<<<<
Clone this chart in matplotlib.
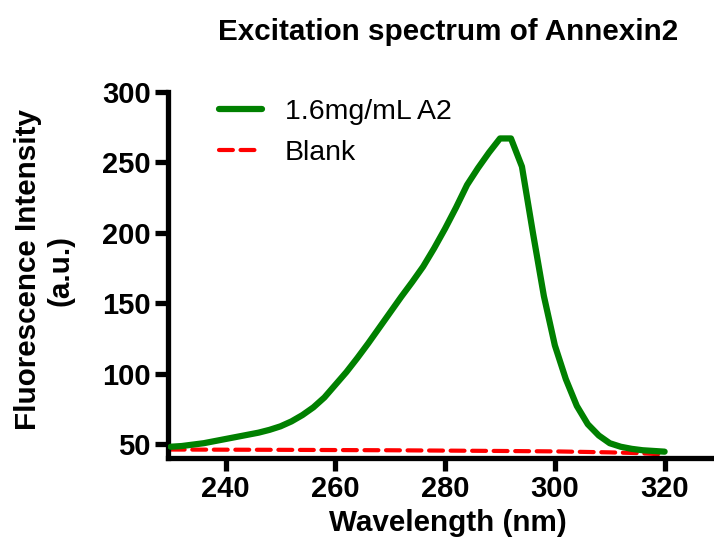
import matplotlib
matplotlib.use("Agg")
import matplotlib.pyplot as plt

plt.rcParams['font.family'] = ['Liberation Sans', 'DejaVu Sans']
plt.rcParams['lines.scale_dashes'] = False

wavelength = [230, 232, 234, 236, 238, 240, 242, 244, 246, 248, 250, 252, 254, 256, 258,
              260, 262, 264, 266, 268, 270, 272, 274, 276, 278, 280, 282, 284, 286, 288,
              290, 292, 294, 296, 298, 300, 302, 304, 306, 308, 310, 312, 314, 316, 318, 320]
a2_intensity = [48, 48.5, 49.5, 50.5, 52, 53.5, 55, 56.5, 58, 60, 62.5, 66, 70.5, 76, 83,
                92, 101, 111, 121.5, 132.5, 143.5, 154.5, 165, 176, 189, 203, 218, 234, 246, 257,
                267, 267, 247, 200, 155, 120, 96, 77, 64, 56, 50.5, 48, 46.5, 45.5, 45, 44.5]
blank_wavelength = [230, 250, 270, 290, 300, 310, 315, 320]
blank_intensity = [46, 45.8, 45.5, 45, 44.7, 44, 43.5, 42.5]

series_labels = ["1.6mg/mL A2", "Blank"]
x_ticks = [240, 260, 280, 300, 320]
y_ticks = [50, 100, 150, 200, 250, 300]

fig = plt.figure(figsize=(7.14, 5.52), dpi=100)
ax = fig.add_axes([168/714, (552-458)/552, 1 - 168/714, (458-92)/552])

ax.plot(wavelength, a2_intensity, color='#008000', lw=4.5, solid_capstyle='round',
        solid_joinstyle='round', label=series_labels[0], zorder=3)
ax.plot(blank_wavelength, blank_intensity, color='#ff0000', lw=3.0, dashes=(10, 5.5),
        dash_capstyle='round', label=series_labels[1], zorder=2)

ax.set_xlim(229.5, 329)
ax.set_ylim(40, 300)
ax.set_xticks(x_ticks)
ax.set_yticks(y_ticks)

for side in ['top', 'right']:
    ax.spines[side].set_visible(False)
for side in ['left', 'bottom']:
    ax.spines[side].set_linewidth(3.8)
    ax.spines[side].set_capstyle('projecting')

ax.tick_params(axis='both', length=9.5, width=3.8, direction='out', labelsize=21, pad=3)
for lab in ax.get_xticklabels() + ax.get_yticklabels():
    lab.set_fontweight('bold')

ax.set_xlabel("Wavelength (nm)", fontsize=21.3, fontweight='bold')
ax.xaxis.set_label_coords((448-168)/(714-168), -(523-458)/366, transform=ax.transAxes)
ax.xaxis.label.set_va('center')
ax.set_ylabel("Fluorescence Intensity\n(a.u.)", fontsize=21.3, fontweight='bold', linespacing=1.2)
ax.yaxis.set_label_coords(-(168-44)/546, (458-270)/366)
ax.yaxis.label.set_va('center')

fig.text(448/714, 1 - 32/552, "Excitation spectrum of Annexin2", fontsize=21.3,
         fontweight='bold', ha='center', va='center')

leg = ax.legend(loc='upper left', bbox_to_anchor=((208-168)/546, (458-88)/366),
                frameon=False, fontsize=20.5, handlelength=1.5, handletextpad=0.8,
                labelspacing=0.5, borderaxespad=0)

fig.savefig("out.png", dpi=100)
>>>>
Skip the pictures and restate exactly the lines from the beginning of the listing to the line with "plt.rcParams['lines.scale_dashes'] = False", that line included.

Clone this chart in matplotlib.
import matplotlib
matplotlib.use("Agg")
import matplotlib.pyplot as plt

plt.rcParams['font.family'] = ['Liberation Sans', 'DejaVu Sans']
plt.rcParams['lines.scale_dashes'] = False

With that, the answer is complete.